STATED GOAL:
Leaving out the pictures, retype all the material exactly.

INFORMATION SHOWN:

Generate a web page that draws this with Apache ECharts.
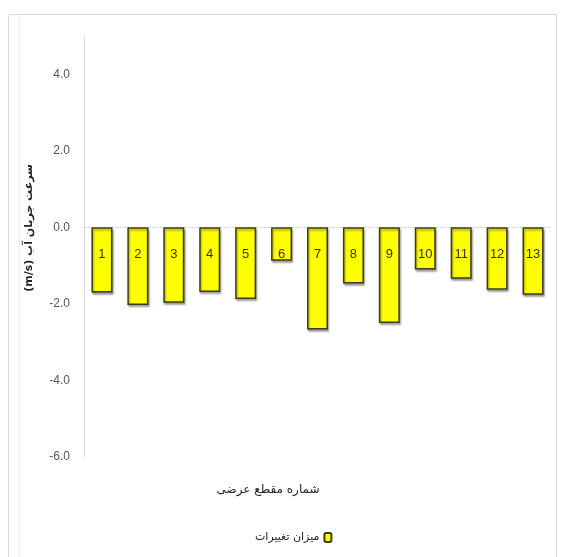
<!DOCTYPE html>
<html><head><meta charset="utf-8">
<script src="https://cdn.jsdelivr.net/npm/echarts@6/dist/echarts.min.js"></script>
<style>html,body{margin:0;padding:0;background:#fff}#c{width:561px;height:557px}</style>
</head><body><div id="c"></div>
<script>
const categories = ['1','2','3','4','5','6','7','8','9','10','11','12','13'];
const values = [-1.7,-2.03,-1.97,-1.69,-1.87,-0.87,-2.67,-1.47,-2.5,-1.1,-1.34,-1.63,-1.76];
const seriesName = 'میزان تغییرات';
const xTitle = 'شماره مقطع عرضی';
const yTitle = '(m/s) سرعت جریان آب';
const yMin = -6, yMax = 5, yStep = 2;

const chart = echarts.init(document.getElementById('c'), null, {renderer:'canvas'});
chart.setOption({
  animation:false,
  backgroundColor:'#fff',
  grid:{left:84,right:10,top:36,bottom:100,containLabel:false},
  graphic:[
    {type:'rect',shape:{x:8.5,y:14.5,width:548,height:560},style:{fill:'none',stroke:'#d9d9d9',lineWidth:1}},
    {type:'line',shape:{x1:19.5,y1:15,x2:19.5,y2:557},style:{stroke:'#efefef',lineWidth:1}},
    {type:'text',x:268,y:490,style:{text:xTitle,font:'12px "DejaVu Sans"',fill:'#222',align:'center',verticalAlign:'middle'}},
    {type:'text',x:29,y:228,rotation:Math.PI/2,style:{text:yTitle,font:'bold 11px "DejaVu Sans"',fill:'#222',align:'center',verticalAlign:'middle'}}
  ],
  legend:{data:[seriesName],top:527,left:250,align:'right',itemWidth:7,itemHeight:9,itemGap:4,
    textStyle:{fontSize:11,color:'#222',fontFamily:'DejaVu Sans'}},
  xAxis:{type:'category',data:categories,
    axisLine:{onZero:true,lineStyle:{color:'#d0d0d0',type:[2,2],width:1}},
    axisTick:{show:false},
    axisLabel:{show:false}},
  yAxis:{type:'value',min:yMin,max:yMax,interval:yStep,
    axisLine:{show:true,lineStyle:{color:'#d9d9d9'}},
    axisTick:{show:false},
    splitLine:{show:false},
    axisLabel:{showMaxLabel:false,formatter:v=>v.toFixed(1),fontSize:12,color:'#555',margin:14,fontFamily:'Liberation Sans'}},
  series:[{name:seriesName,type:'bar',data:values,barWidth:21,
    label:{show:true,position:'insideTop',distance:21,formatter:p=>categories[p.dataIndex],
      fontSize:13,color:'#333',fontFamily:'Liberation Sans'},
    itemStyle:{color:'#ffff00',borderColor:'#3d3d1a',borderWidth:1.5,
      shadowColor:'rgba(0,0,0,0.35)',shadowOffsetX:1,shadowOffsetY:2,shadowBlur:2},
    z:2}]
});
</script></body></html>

ANSWER TO THIS TASK:
Generate a web page that draws this with Apache ECharts.
<!DOCTYPE html>
<html><head><meta charset="utf-8">
<script src="https://cdn.jsdelivr.net/npm/echarts@6/dist/echarts.min.js"></script>
<style>html,body{margin:0;padding:0;background:#fff}#c{width:561px;height:557px}</style>
</head><body><div id="c"></div>
<script>
const categories = ['1','2','3','4','5','6','7','8','9','10','11','12','13'];
const values = [-1.7,-2.03,-1.97,-1.69,-1.87,-0.87,-2.67,-1.47,-2.5,-1.1,-1.34,-1.63,-1.76];
const seriesName = 'میزان تغییرات';
const xTitle = 'شماره مقطع عرضی';
const yTitle = '(m/s) سرعت جریان آب';
const yMin = -6, yMax = 5, yStep = 2;

const chart = echarts.init(document.getElementById('c'), null, {renderer:'canvas'});
chart.setOption({
  animation:false,
  backgroundColor:'#fff',
  grid:{left:84,right:10,top:36,bottom:100,containLabel:false},
  graphic:[
    {type:'rect',shape:{x:8.5,y:14.5,width:548,height:560},style:{fill:'none',stroke:'#d9d9d9',lineWidth:1}},
    {type:'line',shape:{x1:19.5,y1:15,x2:19.5,y2:557},style:{stroke:'#efefef',lineWidth:1}},
    {type:'text',x:268,y:490,style:{text:xTitle,font:'12px "DejaVu Sans"',fill:'#222',align:'center',verticalAlign:'middle'}},
    {type:'text',x:29,y:228,rotation:Math.PI/2,style:{text:yTitle,font:'bold 11px "DejaVu Sans"',fill:'#222',align:'center',verticalAlign:'middle'}}
  ],
  legend:{data:[seriesName],top:527,left:250,align:'right',itemWidth:7,itemHeight:9,itemGap:4,
    textStyle:{fontSize:11,color:'#222',fontFamily:'DejaVu Sans'}},
  xAxis:{type:'category',data:categories,
    axisLine:{onZero:true,lineStyle:{color:'#d0d0d0',type:[2,2],width:1}},
    axisTick:{show:false},
    axisLabel:{show:false}},
  yAxis:{type:'value',min:yMin,max:yMax,interval:yStep,
    axisLine:{show:true,lineStyle:{color:'#d9d9d9'}},
    axisTick:{show:false},
    splitLine:{show:false},
    axisLabel:{showMaxLabel:false,formatter:v=>v.toFixed(1),fontSize:12,color:'#555',margin:14,fontFamily:'Liberation Sans'}},
  series:[{name:seriesName,type:'bar',data:values,barWidth:21,
    label:{show:true,position:'insideTop',distance:21,formatter:p=>categories[p.dataIndex],
      fontSize:13,color:'#333',fontFamily:'Liberation Sans'},
    itemStyle:{color:'#ffff00',borderColor:'#3d3d1a',borderWidth:1.5,
      shadowColor:'rgba(0,0,0,0.35)',shadowOffsetX:1,shadowOffsetY:2,shadowBlur:2},
    z:2}]
});
</script></body></html>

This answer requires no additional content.